■ AIM OF THE TASK: Pictures are excluded. Copy exactly, and only, the lines from the one containing "Emit a web page that matches this image, drawn with Chart.js." through the one containing "const gridPeach = '#f5d3c3';", both ends included.

** start of DATA PROVIDED **

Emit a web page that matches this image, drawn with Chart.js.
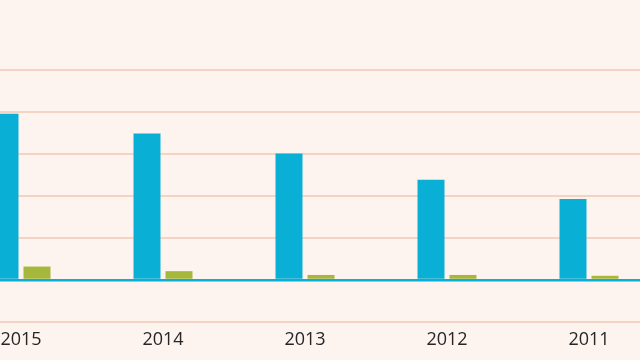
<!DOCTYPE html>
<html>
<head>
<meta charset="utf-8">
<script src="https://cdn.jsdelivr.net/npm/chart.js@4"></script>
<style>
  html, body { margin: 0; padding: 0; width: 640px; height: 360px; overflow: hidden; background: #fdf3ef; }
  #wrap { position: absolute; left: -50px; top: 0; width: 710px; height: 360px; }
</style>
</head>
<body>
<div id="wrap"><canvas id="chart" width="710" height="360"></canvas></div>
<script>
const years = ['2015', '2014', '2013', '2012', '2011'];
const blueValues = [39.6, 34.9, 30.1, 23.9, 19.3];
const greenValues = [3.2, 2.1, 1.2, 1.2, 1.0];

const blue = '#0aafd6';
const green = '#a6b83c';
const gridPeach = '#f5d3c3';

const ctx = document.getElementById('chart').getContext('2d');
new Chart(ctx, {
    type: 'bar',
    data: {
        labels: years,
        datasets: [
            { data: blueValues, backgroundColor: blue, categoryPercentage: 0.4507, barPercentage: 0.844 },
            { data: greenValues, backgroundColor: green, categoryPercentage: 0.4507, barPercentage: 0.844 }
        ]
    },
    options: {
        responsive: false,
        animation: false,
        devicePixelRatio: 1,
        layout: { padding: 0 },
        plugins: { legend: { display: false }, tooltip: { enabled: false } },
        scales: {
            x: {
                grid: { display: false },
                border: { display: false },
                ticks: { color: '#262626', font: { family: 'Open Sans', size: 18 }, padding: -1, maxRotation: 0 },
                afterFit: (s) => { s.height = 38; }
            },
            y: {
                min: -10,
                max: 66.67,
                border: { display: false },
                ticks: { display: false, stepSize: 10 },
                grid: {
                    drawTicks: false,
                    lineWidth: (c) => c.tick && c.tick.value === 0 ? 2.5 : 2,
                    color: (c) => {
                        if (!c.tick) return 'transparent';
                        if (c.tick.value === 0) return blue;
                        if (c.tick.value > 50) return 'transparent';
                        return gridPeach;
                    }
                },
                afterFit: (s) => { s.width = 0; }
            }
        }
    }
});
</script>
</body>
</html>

** end of DATA PROVIDED **
** start of DATA PROVIDED **

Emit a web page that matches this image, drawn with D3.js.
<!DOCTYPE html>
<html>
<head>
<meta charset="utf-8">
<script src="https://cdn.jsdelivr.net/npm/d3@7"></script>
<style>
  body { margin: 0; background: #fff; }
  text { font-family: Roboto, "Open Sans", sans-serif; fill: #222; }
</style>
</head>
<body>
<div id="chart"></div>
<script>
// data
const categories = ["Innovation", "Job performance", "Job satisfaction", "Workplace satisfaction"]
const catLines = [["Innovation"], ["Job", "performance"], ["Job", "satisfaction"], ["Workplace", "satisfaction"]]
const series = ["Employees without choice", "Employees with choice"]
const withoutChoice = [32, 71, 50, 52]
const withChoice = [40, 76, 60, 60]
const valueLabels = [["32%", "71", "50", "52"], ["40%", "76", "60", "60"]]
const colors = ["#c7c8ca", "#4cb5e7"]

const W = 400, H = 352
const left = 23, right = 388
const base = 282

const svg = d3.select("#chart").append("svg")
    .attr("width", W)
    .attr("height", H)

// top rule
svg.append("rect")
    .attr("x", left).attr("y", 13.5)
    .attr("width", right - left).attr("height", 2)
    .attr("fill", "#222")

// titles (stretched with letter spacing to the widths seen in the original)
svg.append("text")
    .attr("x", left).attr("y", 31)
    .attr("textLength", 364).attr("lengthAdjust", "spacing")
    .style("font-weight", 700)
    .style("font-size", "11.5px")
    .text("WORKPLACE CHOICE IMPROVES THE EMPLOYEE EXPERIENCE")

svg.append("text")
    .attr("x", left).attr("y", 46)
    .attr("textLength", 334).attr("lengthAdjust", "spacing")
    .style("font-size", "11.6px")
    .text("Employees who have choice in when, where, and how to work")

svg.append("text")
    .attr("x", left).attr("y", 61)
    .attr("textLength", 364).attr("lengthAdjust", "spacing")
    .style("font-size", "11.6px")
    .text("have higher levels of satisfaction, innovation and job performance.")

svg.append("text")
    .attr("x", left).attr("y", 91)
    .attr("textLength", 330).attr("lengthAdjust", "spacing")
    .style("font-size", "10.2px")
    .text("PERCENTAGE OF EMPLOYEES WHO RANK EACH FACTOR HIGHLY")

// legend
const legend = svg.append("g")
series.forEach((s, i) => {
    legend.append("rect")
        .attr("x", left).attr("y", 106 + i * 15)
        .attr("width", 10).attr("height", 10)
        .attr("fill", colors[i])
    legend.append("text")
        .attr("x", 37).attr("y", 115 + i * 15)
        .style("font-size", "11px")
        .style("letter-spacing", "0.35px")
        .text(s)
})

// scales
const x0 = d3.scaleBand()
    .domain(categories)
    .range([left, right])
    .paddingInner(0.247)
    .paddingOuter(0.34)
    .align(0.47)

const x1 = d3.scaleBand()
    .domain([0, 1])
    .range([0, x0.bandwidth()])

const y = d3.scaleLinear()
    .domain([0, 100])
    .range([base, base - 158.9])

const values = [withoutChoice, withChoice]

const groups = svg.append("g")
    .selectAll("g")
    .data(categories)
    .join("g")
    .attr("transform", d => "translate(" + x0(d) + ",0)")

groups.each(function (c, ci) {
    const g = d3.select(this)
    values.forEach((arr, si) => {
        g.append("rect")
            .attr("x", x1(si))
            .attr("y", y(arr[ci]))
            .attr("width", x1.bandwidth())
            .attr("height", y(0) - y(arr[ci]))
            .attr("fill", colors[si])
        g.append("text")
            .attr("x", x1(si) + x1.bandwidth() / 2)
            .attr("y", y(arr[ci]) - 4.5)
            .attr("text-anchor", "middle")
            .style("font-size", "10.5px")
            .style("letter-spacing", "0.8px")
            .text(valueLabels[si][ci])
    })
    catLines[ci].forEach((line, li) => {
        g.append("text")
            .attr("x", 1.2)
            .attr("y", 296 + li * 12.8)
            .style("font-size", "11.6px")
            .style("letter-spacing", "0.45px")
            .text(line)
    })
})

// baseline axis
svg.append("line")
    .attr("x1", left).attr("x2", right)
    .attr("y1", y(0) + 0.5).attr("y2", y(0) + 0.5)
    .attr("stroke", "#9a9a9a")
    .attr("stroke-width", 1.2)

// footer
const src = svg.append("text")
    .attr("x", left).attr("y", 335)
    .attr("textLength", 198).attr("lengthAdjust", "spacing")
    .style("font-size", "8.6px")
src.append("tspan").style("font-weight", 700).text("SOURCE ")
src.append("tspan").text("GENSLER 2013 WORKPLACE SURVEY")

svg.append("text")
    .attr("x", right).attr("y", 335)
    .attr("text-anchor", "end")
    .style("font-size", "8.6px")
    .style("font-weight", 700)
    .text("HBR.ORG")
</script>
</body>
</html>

** end of DATA PROVIDED **

■ RESPONSE BELOW:
Emit a web page that matches this image, drawn with Chart.js.
<!DOCTYPE html>
<html>
<head>
<meta charset="utf-8">
<script src="https://cdn.jsdelivr.net/npm/chart.js@4"></script>
<style>
  html, body { margin: 0; padding: 0; width: 640px; height: 360px; overflow: hidden; background: #fdf3ef; }
  #wrap { position: absolute; left: -50px; top: 0; width: 710px; height: 360px; }
</style>
</head>
<body>
<div id="wrap"><canvas id="chart" width="710" height="360"></canvas></div>
<script>
const years = ['2015', '2014', '2013', '2012', '2011'];
const blueValues = [39.6, 34.9, 30.1, 23.9, 19.3];
const greenValues = [3.2, 2.1, 1.2, 1.2, 1.0];

const blue = '#0aafd6';
const green = '#a6b83c';
const gridPeach = '#f5d3c3';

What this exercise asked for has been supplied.